= Kenny & the Dragon =

Kenny & the Dragon is a 2008 children's novel by Tony DiTerlizzi and is based on the story of The Reluctant Dragon. DiTerlizzi named the two protagonists Kenneth and Grahame, after the original story's author Kenneth Grahame. He also included references to Grahame's other famous work, The Wind in the Willows.

==Plot==
Kenny Rabbit is a young bunny that lives in a village called Roundbrook and enjoys reading. He is informed from his father that a dragon has moved to the hill by his parents' farm. The dragon, Grahame, loves literature, enjoys reciting long poems over dinner, and only uses his fire-breathing abilities to torch crème brûlée through his left nostril and he is a rarity among dragons. At school, Kenny accidentally says that he saw a dragon. When the villagers hear of it, they panic. A retired knight (George), who is Kenny's best friend, has been hired to slay Grahame. Kenny wants to keep his two friends from fighting or killing each other, but no one will listen to him.

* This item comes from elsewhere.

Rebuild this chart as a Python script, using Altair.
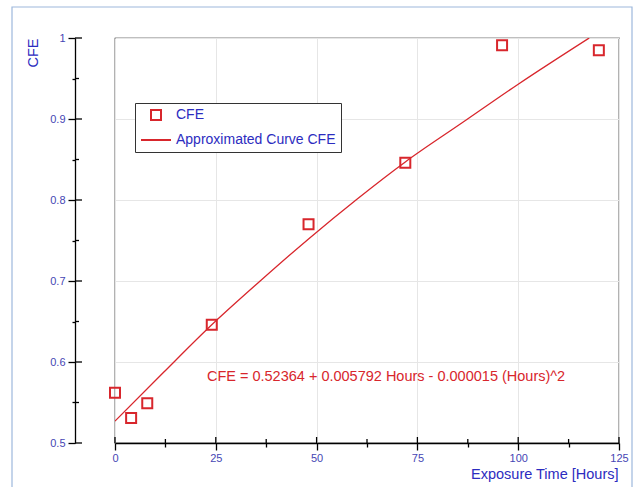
import altair as alt
import pandas as pd

# Data
hours = [0, 4, 8, 24, 48, 72, 96, 120]
cfe = [0.562, 0.531, 0.549, 0.646, 0.770, 0.846, 0.991, 0.985]
series_names = ["CFE", "Approximated Curve CFE"]
# approximated curve
curve_hours = [0, 12, 24, 36, 48, 60, 72, 86, 100, 117.6]
curve_cfe = [0.527, 0.587, 0.646, 0.700, 0.752, 0.801, 0.847, 0.895, 0.943, 1.0]
equation = "CFE = 0.52364 + 0.005792 Hours -  0.000015 (Hours)^2"

x_major = [0, 25, 50, 75, 100, 125]
x_minor = [12.5, 37.5, 62.5, 87.5, 112.5]
y_major = [0.5, 0.6, 0.7, 0.8, 0.9, 1.0]
y_minor = [0.55, 0.65, 0.75, 0.85, 0.95]

W, H = 504, 405
RED = "#d8262c"
LBLUE = "#4646b4"
TBLUE = "#2c2cc0"
FONT = "Liberation Sans"

df = pd.DataFrame({"hours": hours, "cfe": cfe, "series": ["CFE"] * len(hours)})
cdf = pd.DataFrame({"hours": curve_hours, "cfe": curve_cfe})
eq_df = pd.DataFrame({"hours": [22.8], "cfe": [0.582], "label": [equation]})

xscale = alt.Scale(domain=[0, 125], nice=False, zero=False)
yscale = alt.Scale(domain=[0.5, 1.0], nice=False, zero=False)

x_axis = alt.Axis(
    values=x_major + x_minor,
    title="Exposure Time [Hours]",
    labelExpr="(datum.value % 25 == 0) ? format(datum.value, 'd') : ''",
    labelFlush=False,
    tickSize={"condition": {"test": "datum.value % 25 == 0", "value": 7}, "value": 4},
    grid=True,
    gridColor={"condition": {"test": "datum.value % 25 == 0", "value": "#e6e6e6"}, "value": "transparent"},
    titleX=W - 1, titleY=31, titleAlign="right", titleBaseline="middle",
    labelPadding=2,
)
ytest = "abs(datum.value*10 - round(datum.value*10)) < 0.01"
y_axis = alt.Axis(
    values=y_major + y_minor,
    title="CFE",
    offset=40,
    labelExpr="(" + ytest + ") ? format(datum.value, '~g') : ''",
    tickSize={"condition": {"test": ytest, "value": 7}, "value": 3},
    grid=True,
    gridColor={"condition": {"test": ytest, "value": "#e6e6e6"}, "value": "transparent"},
    titleX=-42, titleY=0, titleAngle=-90, titleAlign="right", titleBaseline="middle",
    labelPadding=3,
)

points = alt.Chart(df).mark_point(filled=False, strokeWidth=2, opacity=1).encode(
    x=alt.X("hours:Q", scale=xscale, axis=x_axis),
    y=alt.Y("cfe:Q", scale=yscale, axis=y_axis),
    color=alt.Color("series:N", scale=alt.Scale(domain=series_names, range=[RED, RED]),
                    legend=alt.Legend(title=None)),
    shape=alt.Shape("series:N", scale=alt.Scale(domain=series_names, range=["square", "stroke"]),
                    legend=alt.Legend(title=None)),
    size=alt.Size("series:N", scale=alt.Scale(domain=series_names, range=[100, 900]),
                  legend=alt.Legend(title=None)),
)

curve = alt.Chart(cdf).mark_line(
    color=RED, strokeWidth=1.3, clip=True, interpolate="monotone"
).encode(
    x=alt.X("hours:Q", scale=xscale),
    y=alt.Y("cfe:Q", scale=yscale),
)

eq_text = alt.Chart(eq_df).mark_text(
    align="left", baseline="middle", color=RED, fontSize=14.5, font=FONT
).encode(
    x=alt.X("hours:Q", scale=xscale),
    y=alt.Y("cfe:Q", scale=yscale),
    text="label:N",
)

# inward halves of the crossing axis ticks
xmaj_in = alt.Chart(pd.DataFrame({"v": x_major})).mark_rule(color="black", strokeWidth=1.3, clip=False).encode(
    x=alt.X("v:Q", scale=xscale), y=alt.value(H), y2=alt.value(H - 6))
xmin_in = alt.Chart(pd.DataFrame({"v": x_minor})).mark_rule(color="black", strokeWidth=1.3, clip=False).encode(
    x=alt.X("v:Q", scale=xscale), y=alt.value(H), y2=alt.value(H - 4))
ymaj_in = alt.Chart(pd.DataFrame({"v": y_major})).mark_rule(color="black", strokeWidth=1.3, clip=False).encode(
    y=alt.Y("v:Q", scale=yscale), x=alt.value(-40), x2=alt.value(-33))
ymin_in = alt.Chart(pd.DataFrame({"v": y_minor})).mark_rule(color="black", strokeWidth=1.3, clip=False).encode(
    y=alt.Y("v:Q", scale=yscale), x=alt.value(-40), x2=alt.value(-36))

frame = alt.Chart(pd.DataFrame({"a": [0]})).mark_rect(
    fill="transparent", stroke="#9db8dc", strokeWidth=1.2, clip=False
).encode(
    x=alt.value(-103), x2=alt.value(517), y=alt.value(-31), y2=alt.value(470)
)

chart = alt.layer(frame, curve, points, eq_text, xmaj_in, xmin_in, ymaj_in, ymin_in).properties(
    width=W,
    height=H,
    padding={"left": 115, "top": 38, "right": 20, "bottom": 44},
    autosize="none",
    background="white",
).configure_view(
    stroke="black", strokeWidth=1.2
).configure_axis(
    domainColor="black", domainWidth=1.3,
    tickColor="black", tickWidth=1.3,
    labelColor=LBLUE, labelFont=FONT, labelFontSize=11,
    titleColor=TBLUE, titleFont=FONT, titleFontSize=14.5, titleFontWeight="normal",
).configure_legend(
    orient="none", legendX=20, legendY=65,
    fillColor="white", strokeColor="#333333",
    padding=5, rowPadding=-3, labelOffset=4,
    labelColor=TBLUE, labelFont=FONT, labelFontSize=14,
    symbolStrokeWidth=2,
)

chart.save("out.html", embed_options={"renderer": "svg", "actions": False})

Kenny quickly came up with a way to convince them that they would become best friends if they gotten to know each other.

==Reception==
Publishers Weekly wrote: "DiTerlizzi's novel is light-hearted and his informal pencil sketches enhance the creative interpretation of what would otherwise be an animal story. Some readers might struggle with the mannered vocabulary, which encompasses words like "drake" and "varlet", and Beowulf references will probably be lost on the intended audience. Regardless, readers will understand the author's message: make friends, not unfair judgments". Kirkus Reviews called it "a readable, if denatured, rendition of a faded classic". The School Library Journal also praised the book.